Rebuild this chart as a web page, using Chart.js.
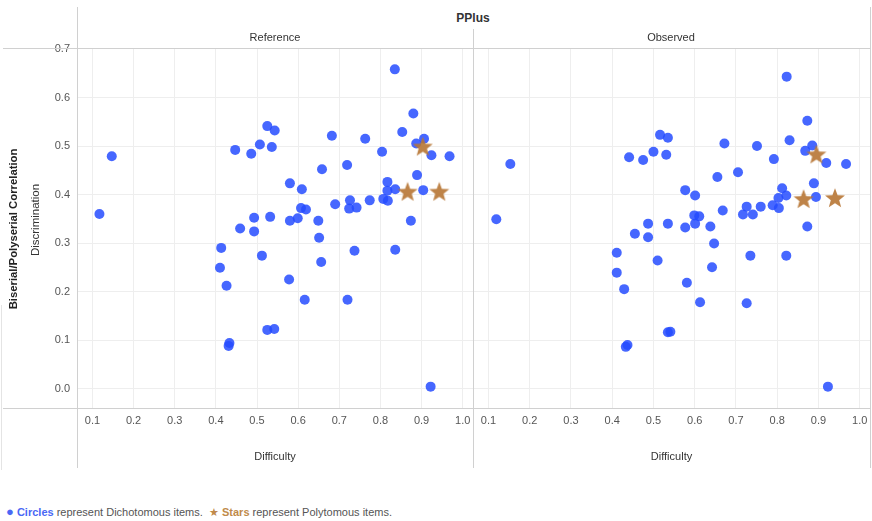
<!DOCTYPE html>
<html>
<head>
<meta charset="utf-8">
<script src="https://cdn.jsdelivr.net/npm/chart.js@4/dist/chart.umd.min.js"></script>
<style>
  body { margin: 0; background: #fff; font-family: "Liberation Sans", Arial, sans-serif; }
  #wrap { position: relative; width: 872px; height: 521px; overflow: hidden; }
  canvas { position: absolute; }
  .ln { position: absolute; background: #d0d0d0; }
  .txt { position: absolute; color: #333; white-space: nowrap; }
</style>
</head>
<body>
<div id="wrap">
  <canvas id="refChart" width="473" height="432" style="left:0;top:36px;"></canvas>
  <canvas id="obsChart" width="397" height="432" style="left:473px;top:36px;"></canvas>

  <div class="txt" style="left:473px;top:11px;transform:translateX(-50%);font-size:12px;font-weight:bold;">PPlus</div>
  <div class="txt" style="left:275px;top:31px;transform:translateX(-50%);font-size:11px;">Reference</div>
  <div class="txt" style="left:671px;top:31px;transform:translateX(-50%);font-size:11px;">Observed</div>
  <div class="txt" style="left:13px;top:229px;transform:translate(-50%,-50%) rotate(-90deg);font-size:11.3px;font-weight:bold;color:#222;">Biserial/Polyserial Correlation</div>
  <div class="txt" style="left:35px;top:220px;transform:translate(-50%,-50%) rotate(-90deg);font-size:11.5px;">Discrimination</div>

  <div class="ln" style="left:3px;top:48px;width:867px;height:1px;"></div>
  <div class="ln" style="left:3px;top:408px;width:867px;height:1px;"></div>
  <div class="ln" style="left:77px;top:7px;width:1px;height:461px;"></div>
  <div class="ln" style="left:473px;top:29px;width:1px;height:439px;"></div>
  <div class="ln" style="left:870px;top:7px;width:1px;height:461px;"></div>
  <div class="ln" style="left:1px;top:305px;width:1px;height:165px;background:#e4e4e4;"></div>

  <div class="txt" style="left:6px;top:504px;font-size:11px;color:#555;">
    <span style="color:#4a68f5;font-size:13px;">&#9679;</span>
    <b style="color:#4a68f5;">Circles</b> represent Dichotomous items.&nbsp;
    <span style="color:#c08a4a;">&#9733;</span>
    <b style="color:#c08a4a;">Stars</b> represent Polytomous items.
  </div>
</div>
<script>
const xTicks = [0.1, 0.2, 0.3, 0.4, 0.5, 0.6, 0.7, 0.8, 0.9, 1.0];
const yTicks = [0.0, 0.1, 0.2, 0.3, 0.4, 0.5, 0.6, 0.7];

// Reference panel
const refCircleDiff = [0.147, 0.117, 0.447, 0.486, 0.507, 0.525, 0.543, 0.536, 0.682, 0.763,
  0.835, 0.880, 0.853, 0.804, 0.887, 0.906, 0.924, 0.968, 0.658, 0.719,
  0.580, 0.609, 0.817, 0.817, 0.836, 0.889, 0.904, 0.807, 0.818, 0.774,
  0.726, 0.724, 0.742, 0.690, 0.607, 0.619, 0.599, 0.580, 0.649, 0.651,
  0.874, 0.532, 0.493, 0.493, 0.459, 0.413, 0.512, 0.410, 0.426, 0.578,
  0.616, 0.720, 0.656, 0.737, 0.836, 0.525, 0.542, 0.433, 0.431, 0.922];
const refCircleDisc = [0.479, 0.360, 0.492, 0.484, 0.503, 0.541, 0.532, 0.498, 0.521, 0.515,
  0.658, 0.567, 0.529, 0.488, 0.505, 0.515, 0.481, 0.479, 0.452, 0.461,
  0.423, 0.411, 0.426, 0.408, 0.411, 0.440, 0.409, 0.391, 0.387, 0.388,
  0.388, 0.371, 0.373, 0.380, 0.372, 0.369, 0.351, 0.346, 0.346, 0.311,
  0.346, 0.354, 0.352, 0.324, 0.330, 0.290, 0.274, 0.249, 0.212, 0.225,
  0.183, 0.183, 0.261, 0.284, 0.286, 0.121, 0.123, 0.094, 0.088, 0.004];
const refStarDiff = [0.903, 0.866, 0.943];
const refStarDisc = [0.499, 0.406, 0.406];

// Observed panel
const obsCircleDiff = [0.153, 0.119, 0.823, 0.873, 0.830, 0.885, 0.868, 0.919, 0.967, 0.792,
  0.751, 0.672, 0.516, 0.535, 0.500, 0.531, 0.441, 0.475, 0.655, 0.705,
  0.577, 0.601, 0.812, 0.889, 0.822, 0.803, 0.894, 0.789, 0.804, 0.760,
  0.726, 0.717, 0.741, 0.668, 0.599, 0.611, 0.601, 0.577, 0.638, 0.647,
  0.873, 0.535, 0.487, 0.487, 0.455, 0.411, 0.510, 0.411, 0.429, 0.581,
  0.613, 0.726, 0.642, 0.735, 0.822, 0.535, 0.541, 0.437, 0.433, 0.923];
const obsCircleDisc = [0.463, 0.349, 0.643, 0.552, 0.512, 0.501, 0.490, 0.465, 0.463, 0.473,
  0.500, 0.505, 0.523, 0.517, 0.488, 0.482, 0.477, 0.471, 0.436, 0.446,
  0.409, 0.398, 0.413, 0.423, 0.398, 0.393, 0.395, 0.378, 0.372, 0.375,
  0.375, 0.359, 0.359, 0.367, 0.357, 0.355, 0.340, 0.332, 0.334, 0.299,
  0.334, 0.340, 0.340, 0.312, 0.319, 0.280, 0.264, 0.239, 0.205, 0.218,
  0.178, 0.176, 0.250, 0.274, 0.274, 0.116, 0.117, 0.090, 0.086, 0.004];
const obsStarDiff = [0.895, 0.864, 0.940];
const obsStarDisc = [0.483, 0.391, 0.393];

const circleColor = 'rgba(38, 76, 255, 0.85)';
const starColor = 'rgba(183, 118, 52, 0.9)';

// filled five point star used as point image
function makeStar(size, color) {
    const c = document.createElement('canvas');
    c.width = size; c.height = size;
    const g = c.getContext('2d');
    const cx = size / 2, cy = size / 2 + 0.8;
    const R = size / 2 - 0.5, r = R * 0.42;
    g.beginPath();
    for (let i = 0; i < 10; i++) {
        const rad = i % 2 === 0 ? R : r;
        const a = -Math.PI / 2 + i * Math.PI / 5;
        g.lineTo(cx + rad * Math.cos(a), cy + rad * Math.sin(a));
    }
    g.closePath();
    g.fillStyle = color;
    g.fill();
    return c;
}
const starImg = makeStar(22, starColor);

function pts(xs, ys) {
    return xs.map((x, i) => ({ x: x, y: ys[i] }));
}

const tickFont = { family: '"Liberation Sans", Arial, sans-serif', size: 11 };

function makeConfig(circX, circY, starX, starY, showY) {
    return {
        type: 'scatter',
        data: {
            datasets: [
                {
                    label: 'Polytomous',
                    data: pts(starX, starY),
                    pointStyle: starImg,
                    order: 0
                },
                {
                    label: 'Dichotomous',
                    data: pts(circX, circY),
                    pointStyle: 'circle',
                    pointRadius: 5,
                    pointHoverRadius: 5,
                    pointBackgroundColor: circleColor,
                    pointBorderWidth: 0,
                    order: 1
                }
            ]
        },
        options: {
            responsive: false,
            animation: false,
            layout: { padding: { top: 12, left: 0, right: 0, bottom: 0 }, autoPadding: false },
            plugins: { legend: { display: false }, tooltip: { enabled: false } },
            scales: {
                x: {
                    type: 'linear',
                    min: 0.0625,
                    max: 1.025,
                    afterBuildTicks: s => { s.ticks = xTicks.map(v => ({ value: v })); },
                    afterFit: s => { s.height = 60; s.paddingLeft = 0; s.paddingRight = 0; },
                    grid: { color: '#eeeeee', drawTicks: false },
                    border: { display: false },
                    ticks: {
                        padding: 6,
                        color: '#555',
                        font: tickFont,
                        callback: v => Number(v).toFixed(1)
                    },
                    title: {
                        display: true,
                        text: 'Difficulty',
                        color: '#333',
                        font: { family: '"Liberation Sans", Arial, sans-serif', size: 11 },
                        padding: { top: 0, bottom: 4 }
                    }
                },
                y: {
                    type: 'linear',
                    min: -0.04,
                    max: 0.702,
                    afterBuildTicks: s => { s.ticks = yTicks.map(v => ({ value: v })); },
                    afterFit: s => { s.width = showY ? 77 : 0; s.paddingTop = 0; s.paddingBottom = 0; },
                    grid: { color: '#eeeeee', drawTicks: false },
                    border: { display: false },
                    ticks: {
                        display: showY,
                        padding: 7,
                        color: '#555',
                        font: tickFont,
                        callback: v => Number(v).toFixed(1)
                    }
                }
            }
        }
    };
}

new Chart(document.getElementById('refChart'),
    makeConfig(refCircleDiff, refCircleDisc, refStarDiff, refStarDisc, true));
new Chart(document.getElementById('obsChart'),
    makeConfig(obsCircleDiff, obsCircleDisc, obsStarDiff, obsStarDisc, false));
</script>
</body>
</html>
=-=-=-=-=
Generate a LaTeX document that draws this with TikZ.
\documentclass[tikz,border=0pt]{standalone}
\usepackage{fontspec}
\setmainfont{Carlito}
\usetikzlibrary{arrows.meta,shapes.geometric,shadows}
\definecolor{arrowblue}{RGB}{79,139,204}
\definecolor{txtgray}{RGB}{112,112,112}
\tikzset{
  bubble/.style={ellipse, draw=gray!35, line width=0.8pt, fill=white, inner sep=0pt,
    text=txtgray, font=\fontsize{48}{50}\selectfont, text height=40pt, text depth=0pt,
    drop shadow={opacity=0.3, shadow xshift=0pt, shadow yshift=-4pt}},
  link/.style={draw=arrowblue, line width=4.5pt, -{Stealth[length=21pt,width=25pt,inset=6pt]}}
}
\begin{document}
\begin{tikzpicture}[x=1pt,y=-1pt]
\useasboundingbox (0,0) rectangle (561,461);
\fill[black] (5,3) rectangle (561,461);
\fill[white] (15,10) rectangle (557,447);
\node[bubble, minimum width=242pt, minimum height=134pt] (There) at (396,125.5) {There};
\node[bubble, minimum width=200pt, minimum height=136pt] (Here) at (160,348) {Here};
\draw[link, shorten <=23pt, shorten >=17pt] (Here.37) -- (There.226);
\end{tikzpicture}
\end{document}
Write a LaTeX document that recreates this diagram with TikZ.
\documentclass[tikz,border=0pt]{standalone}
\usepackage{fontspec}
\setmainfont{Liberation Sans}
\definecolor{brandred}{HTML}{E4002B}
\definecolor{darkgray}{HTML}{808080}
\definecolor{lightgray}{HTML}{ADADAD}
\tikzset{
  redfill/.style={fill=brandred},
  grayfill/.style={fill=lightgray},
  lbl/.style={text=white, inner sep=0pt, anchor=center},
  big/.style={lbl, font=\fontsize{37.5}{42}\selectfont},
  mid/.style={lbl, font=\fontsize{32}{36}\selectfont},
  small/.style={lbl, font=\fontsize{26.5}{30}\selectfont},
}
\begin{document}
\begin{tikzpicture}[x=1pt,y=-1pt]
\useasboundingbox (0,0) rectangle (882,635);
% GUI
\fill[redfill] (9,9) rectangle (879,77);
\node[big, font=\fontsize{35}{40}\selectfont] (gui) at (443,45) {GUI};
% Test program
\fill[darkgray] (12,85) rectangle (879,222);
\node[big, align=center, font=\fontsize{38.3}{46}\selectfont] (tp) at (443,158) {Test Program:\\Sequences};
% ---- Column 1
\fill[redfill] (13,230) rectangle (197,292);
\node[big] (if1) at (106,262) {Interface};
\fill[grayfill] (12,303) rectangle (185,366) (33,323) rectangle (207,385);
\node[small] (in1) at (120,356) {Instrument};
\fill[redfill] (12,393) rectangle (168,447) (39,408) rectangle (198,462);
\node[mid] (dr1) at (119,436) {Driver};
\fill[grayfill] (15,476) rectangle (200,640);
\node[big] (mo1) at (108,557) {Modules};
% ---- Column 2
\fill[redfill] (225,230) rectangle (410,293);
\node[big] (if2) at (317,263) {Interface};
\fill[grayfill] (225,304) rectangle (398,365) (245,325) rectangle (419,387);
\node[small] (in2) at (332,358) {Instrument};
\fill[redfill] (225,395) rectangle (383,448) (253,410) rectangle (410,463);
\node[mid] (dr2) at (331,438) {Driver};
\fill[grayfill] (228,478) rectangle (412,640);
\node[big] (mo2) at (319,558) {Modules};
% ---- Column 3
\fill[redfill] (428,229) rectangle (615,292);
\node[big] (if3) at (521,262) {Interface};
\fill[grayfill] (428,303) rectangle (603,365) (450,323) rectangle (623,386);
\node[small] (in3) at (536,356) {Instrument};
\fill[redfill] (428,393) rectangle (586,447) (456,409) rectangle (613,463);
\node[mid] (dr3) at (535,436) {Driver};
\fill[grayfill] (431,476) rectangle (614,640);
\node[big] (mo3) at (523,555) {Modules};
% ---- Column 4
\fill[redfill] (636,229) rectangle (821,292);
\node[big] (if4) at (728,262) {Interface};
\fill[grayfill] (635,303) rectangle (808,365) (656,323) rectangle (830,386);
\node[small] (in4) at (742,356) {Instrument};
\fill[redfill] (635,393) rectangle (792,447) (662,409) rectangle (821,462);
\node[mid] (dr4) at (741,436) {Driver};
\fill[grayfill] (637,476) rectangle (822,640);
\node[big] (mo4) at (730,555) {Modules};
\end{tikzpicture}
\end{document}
=-=-=-=-=
What to produce:
Tally the lines containing "that". Provide the number without any other words.

Response to the task:
2